§ **The task**: Copy each line below exactly and leave the pictures out.
-------
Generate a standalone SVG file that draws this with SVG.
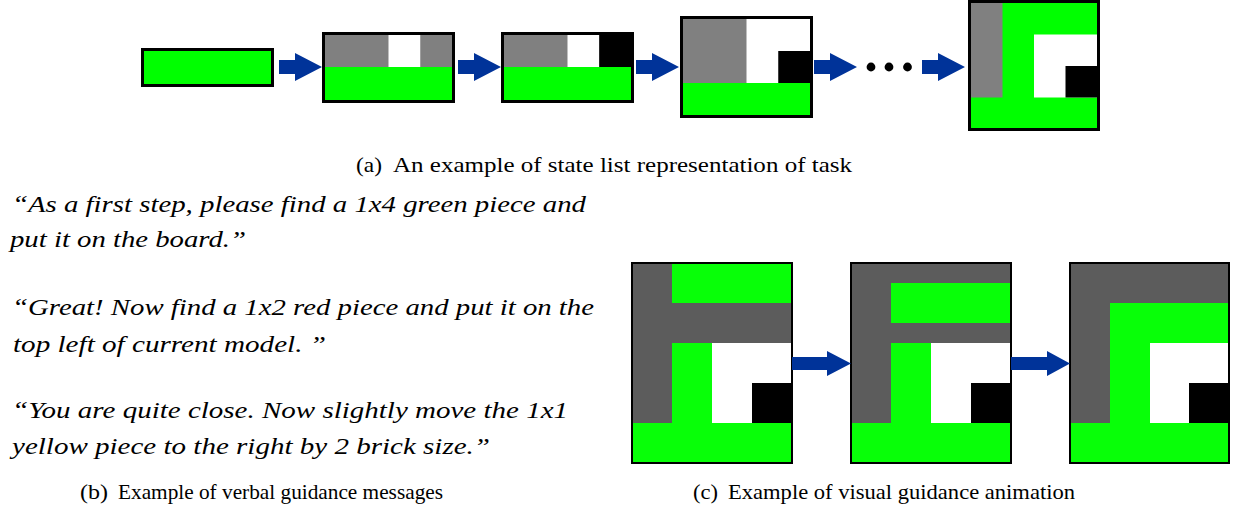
<svg xmlns="http://www.w3.org/2000/svg" width="1233" height="509" viewBox="0 0 1233 509">
  <style>
    .g1 { fill: #00ff00; }
    .k1 { fill: #808080; }
    .g2 { fill: #08ff08; }
    .k2 { fill: #5c5c5c; }
    .w { fill: #ffffff; }
    .b { fill: #000000; }
    .frame1 { fill: none; stroke: #000000; stroke-width: 3; }
    .frame2 { fill: none; stroke: #000000; stroke-width: 2; }
    .arrow { fill: #003399; }
    .quote { font-family: "Liberation Serif", "Times New Roman", serif; font-style: italic; font-size: 24px; fill: #000000; }
    .cap { font-family: "Liberation Serif", "Times New Roman", serif; font-size: 22px; fill: #000000; }
  </style>

  <!-- (a) state list, top row -->
  <g id="state-0">
    <rect class="g1" x="144" y="51" width="127" height="33"/>
    <rect class="frame1" x="142.5" y="49.5" width="130" height="36"/>
  </g>
  <g id="state-1">
    <rect class="k1" x="325" y="35" width="127" height="32"/>
    <rect class="w" x="388.5" y="35" width="31.75" height="32"/>
    <rect class="g1" x="325" y="67" width="127" height="33"/>
    <rect class="frame1" x="323.5" y="33.5" width="130" height="68"/>
  </g>
  <g id="state-2">
    <rect class="k1" x="504" y="35" width="127" height="32"/>
    <rect class="w" x="567.5" y="35" width="31.75" height="32"/>
    <rect class="b" x="599.25" y="35" width="31.75" height="32"/>
    <rect class="g1" x="504" y="67" width="127" height="33"/>
    <rect class="frame1" x="502.5" y="33.5" width="130" height="68"/>
  </g>
  <g id="state-3">
    <rect class="w" x="683" y="19" width="127" height="64"/>
    <rect class="k1" x="683" y="19" width="63.5" height="64"/>
    <rect class="b" x="778.25" y="51" width="31.75" height="32"/>
    <rect class="g1" x="683" y="83" width="127" height="32"/>
    <rect class="frame1" x="681.5" y="17.5" width="130" height="99"/>
  </g>
  <g id="state-dots">
    <circle cx="871" cy="67" r="4.4"/>
    <circle cx="889" cy="67" r="4.4"/>
    <circle cx="907.5" cy="67" r="4.4"/>
  </g>
  <g id="state-final">
    <rect class="g1" x="971" y="3" width="126" height="125"/>
    <rect class="k1" x="971" y="3" width="31.5" height="94.5"/>
    <rect class="w" x="1034" y="34.5" width="63" height="63"/>
    <rect class="b" x="1065.5" y="66" width="31.5" height="31.5"/>
    <rect class="frame1" x="969.5" y="1.5" width="129" height="128"/>
  </g>

  <!-- (c) visual guidance animation, bottom right -->
  <g id="frame-1">
    <rect class="k2" x="632" y="263" width="160" height="160"/>
    <rect class="g2" x="672" y="263" width="120" height="40"/>
    <rect class="g2" x="672" y="343" width="40" height="80"/>
    <rect class="w" x="712" y="343" width="80" height="80"/>
    <rect class="b" x="752" y="383" width="40" height="40"/>
    <rect class="g2" x="632" y="423" width="160" height="40"/>
    <rect class="frame2" x="632" y="263" width="160" height="200"/>
  </g>
  <g id="frame-2">
    <rect class="k2" x="851" y="263" width="160" height="160"/>
    <rect class="g2" x="891" y="283" width="120" height="40"/>
    <rect class="g2" x="891" y="343" width="40" height="80"/>
    <rect class="w" x="931" y="343" width="80" height="80"/>
    <rect class="b" x="971" y="383" width="40" height="40"/>
    <rect class="g2" x="851" y="423" width="160" height="40"/>
    <rect class="frame2" x="851" y="263" width="160" height="200"/>
  </g>
  <g id="frame-3">
    <rect class="k2" x="1070" y="263" width="159" height="160"/>
    <rect class="g2" x="1110" y="303" width="119" height="40"/>
    <rect class="g2" x="1110" y="343" width="40" height="80"/>
    <rect class="w" x="1150" y="343" width="79" height="80"/>
    <rect class="b" x="1189" y="383" width="40" height="40"/>
    <rect class="g2" x="1070" y="423" width="159" height="40"/>
    <rect class="frame2" x="1070" y="263" width="159" height="200"/>
  </g>

  <!-- block arrows between states and frames -->
  <g id="connectors">
    <path class="arrow" d="M279 60 H295 V53 L322 67 L295 81 V74 H279 Z"/>
    <path class="arrow" d="M458 60 H474 V53 L501 67 L474 81 V74 H458 Z"/>
    <path class="arrow" d="M636 60 H652 V53 L679 67 L652 81 V74 H636 Z"/>
    <path class="arrow" d="M814 60 H830 V53 L857 67 L830 81 V74 H814 Z"/>
    <path class="arrow" d="M922 60 H938 V53 L965 67 L938 81 V74 H922 Z"/>
    <path class="arrow" d="M792 357 H827 V351 L851 363.5 L827 376 V370 H792 Z"/>
    <path class="arrow" d="M1011 357 H1047 V351 L1070 363.5 L1047 376 V370 H1011 Z"/>
  </g>

  <!-- (b) verbal guidance messages -->
  <g id="messages">
    <text class="quote" x="12" y="212" textLength="574" lengthAdjust="spacingAndGlyphs">“As a first step, please find a 1x4 green piece and</text>
    <text class="quote" x="10" y="247" textLength="236" lengthAdjust="spacingAndGlyphs">put it on the board.”</text>
    <text class="quote" x="12" y="315" textLength="582" lengthAdjust="spacingAndGlyphs">“Great! Now find a 1x2 red piece and put it on the</text>
    <text class="quote" x="13" y="351.5" textLength="313" lengthAdjust="spacingAndGlyphs">top left of current model. ”</text>
    <text class="quote" x="12" y="418" textLength="556" lengthAdjust="spacingAndGlyphs">“You are quite close. Now slightly move the 1x1</text>
    <text class="quote" x="12" y="453.5" textLength="478" lengthAdjust="spacingAndGlyphs">yellow piece to the right by 2 brick size.”</text>
  </g>

  <!-- captions -->
  <g id="captions">
    <text class="cap" x="356" y="172" textLength="26" lengthAdjust="spacingAndGlyphs">(a)</text>
    <text class="cap" x="393" y="172" textLength="459" lengthAdjust="spacingAndGlyphs">An example of state list representation of task</text>
    <text class="cap" x="80" y="499" textLength="28" lengthAdjust="spacingAndGlyphs">(b)</text>
    <text class="cap" x="118" y="499" textLength="325" lengthAdjust="spacingAndGlyphs">Example of verbal guidance messages</text>
    <text class="cap" x="693" y="499" textLength="25" lengthAdjust="spacingAndGlyphs">(c)</text>
    <text class="cap" x="728" y="499" textLength="347" lengthAdjust="spacingAndGlyphs">Example of visual guidance animation</text>
  </g>
</svg>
-------
§ **Solution below**:
Generate a standalone SVG file that draws this with SVG.
<svg xmlns="http://www.w3.org/2000/svg" width="1233" height="509" viewBox="0 0 1233 509">
  <style>
    .g1 { fill: #00ff00; }
    .k1 { fill: #808080; }
    .g2 { fill: #08ff08; }
    .k2 { fill: #5c5c5c; }
    .w { fill: #ffffff; }
    .b { fill: #000000; }
    .frame1 { fill: none; stroke: #000000; stroke-width: 3; }
    .frame2 { fill: none; stroke: #000000; stroke-width: 2; }
    .arrow { fill: #003399; }
    .quote { font-family: "Liberation Serif", "Times New Roman", serif; font-style: italic; font-size: 24px; fill: #000000; }
    .cap { font-family: "Liberation Serif", "Times New Roman", serif; font-size: 22px; fill: #000000; }
  </style>

  <!-- (a) state list, top row -->
  <g id="state-0">
    <rect class="g1" x="144" y="51" width="127" height="33"/>
    <rect class="frame1" x="142.5" y="49.5" width="130" height="36"/>
  </g>
  <g id="state-1">
    <rect class="k1" x="325" y="35" width="127" height="32"/>
    <rect class="w" x="388.5" y="35" width="31.75" height="32"/>
    <rect class="g1" x="325" y="67" width="127" height="33"/>
    <rect class="frame1" x="323.5" y="33.5" width="130" height="68"/>
  </g>
  <g id="state-2">
    <rect class="k1" x="504" y="35" width="127" height="32"/>
    <rect class="w" x="567.5" y="35" width="31.75" height="32"/>
    <rect class="b" x="599.25" y="35" width="31.75" height="32"/>
    <rect class="g1" x="504" y="67" width="127" height="33"/>
    <rect class="frame1" x="502.5" y="33.5" width="130" height="68"/>
  </g>
  <g id="state-3">
    <rect class="w" x="683" y="19" width="127" height="64"/>
    <rect class="k1" x="683" y="19" width="63.5" height="64"/>
    <rect class="b" x="778.25" y="51" width="31.75" height="32"/>
    <rect class="g1" x="683" y="83" width="127" height="32"/>
    <rect class="frame1" x="681.5" y="17.5" width="130" height="99"/>
  </g>
  <g id="state-dots">
    <circle cx="871" cy="67" r="4.4"/>
    <circle cx="889" cy="67" r="4.4"/>
    <circle cx="907.5" cy="67" r="4.4"/>
  </g>
  <g id="state-final">
    <rect class="g1" x="971" y="3" width="126" height="125"/>
    <rect class="k1" x="971" y="3" width="31.5" height="94.5"/>
    <rect class="w" x="1034" y="34.5" width="63" height="63"/>
    <rect class="b" x="1065.5" y="66" width="31.5" height="31.5"/>
    <rect class="frame1" x="969.5" y="1.5" width="129" height="128"/>
  </g>

  <!-- (c) visual guidance animation, bottom right -->
  <g id="frame-1">
    <rect class="k2" x="632" y="263" width="160" height="160"/>
    <rect class="g2" x="672" y="263" width="120" height="40"/>
    <rect class="g2" x="672" y="343" width="40" height="80"/>
    <rect class="w" x="712" y="343" width="80" height="80"/>
    <rect class="b" x="752" y="383" width="40" height="40"/>
    <rect class="g2" x="632" y="423" width="160" height="40"/>
    <rect class="frame2" x="632" y="263" width="160" height="200"/>
  </g>
  <g id="frame-2">
    <rect class="k2" x="851" y="263" width="160" height="160"/>
    <rect class="g2" x="891" y="283" width="120" height="40"/>
    <rect class="g2" x="891" y="343" width="40" height="80"/>
    <rect class="w" x="931" y="343" width="80" height="80"/>
    <rect class="b" x="971" y="383" width="40" height="40"/>
    <rect class="g2" x="851" y="423" width="160" height="40"/>
    <rect class="frame2" x="851" y="263" width="160" height="200"/>
  </g>
  <g id="frame-3">
    <rect class="k2" x="1070" y="263" width="159" height="160"/>
    <rect class="g2" x="1110" y="303" width="119" height="40"/>
    <rect class="g2" x="1110" y="343" width="40" height="80"/>
    <rect class="w" x="1150" y="343" width="79" height="80"/>
    <rect class="b" x="1189" y="383" width="40" height="40"/>
    <rect class="g2" x="1070" y="423" width="159" height="40"/>
    <rect class="frame2" x="1070" y="263" width="159" height="200"/>
  </g>

  <!-- block arrows between states and frames -->
  <g id="connectors">
    <path class="arrow" d="M279 60 H295 V53 L322 67 L295 81 V74 H279 Z"/>
    <path class="arrow" d="M458 60 H474 V53 L501 67 L474 81 V74 H458 Z"/>
    <path class="arrow" d="M636 60 H652 V53 L679 67 L652 81 V74 H636 Z"/>
    <path class="arrow" d="M814 60 H830 V53 L857 67 L830 81 V74 H814 Z"/>
    <path class="arrow" d="M922 60 H938 V53 L965 67 L938 81 V74 H922 Z"/>
    <path class="arrow" d="M792 357 H827 V351 L851 363.5 L827 376 V370 H792 Z"/>
    <path class="arrow" d="M1011 357 H1047 V351 L1070 363.5 L1047 376 V370 H1011 Z"/>
  </g>

  <!-- (b) verbal guidance messages -->
  <g id="messages">
    <text class="quote" x="12" y="212" textLength="574" lengthAdjust="spacingAndGlyphs">“As a first step, please find a 1x4 green piece and</text>
    <text class="quote" x="10" y="247" textLength="236" lengthAdjust="spacingAndGlyphs">put it on the board.”</text>
    <text class="quote" x="12" y="315" textLength="582" lengthAdjust="spacingAndGlyphs">“Great! Now find a 1x2 red piece and put it on the</text>
    <text class="quote" x="13" y="351.5" textLength="313" lengthAdjust="spacingAndGlyphs">top left of current model. ”</text>
    <text class="quote" x="12" y="418" textLength="556" lengthAdjust="spacingAndGlyphs">“You are quite close. Now slightly move the 1x1</text>
    <text class="quote" x="12" y="453.5" textLength="478" lengthAdjust="spacingAndGlyphs">yellow piece to the right by 2 brick size.”</text>
  </g>

  <!-- captions -->
  <g id="captions">
    <text class="cap" x="356" y="172" textLength="26" lengthAdjust="spacingAndGlyphs">(a)</text>
    <text class="cap" x="393" y="172" textLength="459" lengthAdjust="spacingAndGlyphs">An example of state list representation of task</text>
    <text class="cap" x="80" y="499" textLength="28" lengthAdjust="spacingAndGlyphs">(b)</text>
    <text class="cap" x="118" y="499" textLength="325" lengthAdjust="spacingAndGlyphs">Example of verbal guidance messages</text>
    <text class="cap" x="693" y="499" textLength="25" lengthAdjust="spacingAndGlyphs">(c)</text>
    <text class="cap" x="728" y="499" textLength="347" lengthAdjust="spacingAndGlyphs">Example of visual guidance animation</text>
  </g>
</svg>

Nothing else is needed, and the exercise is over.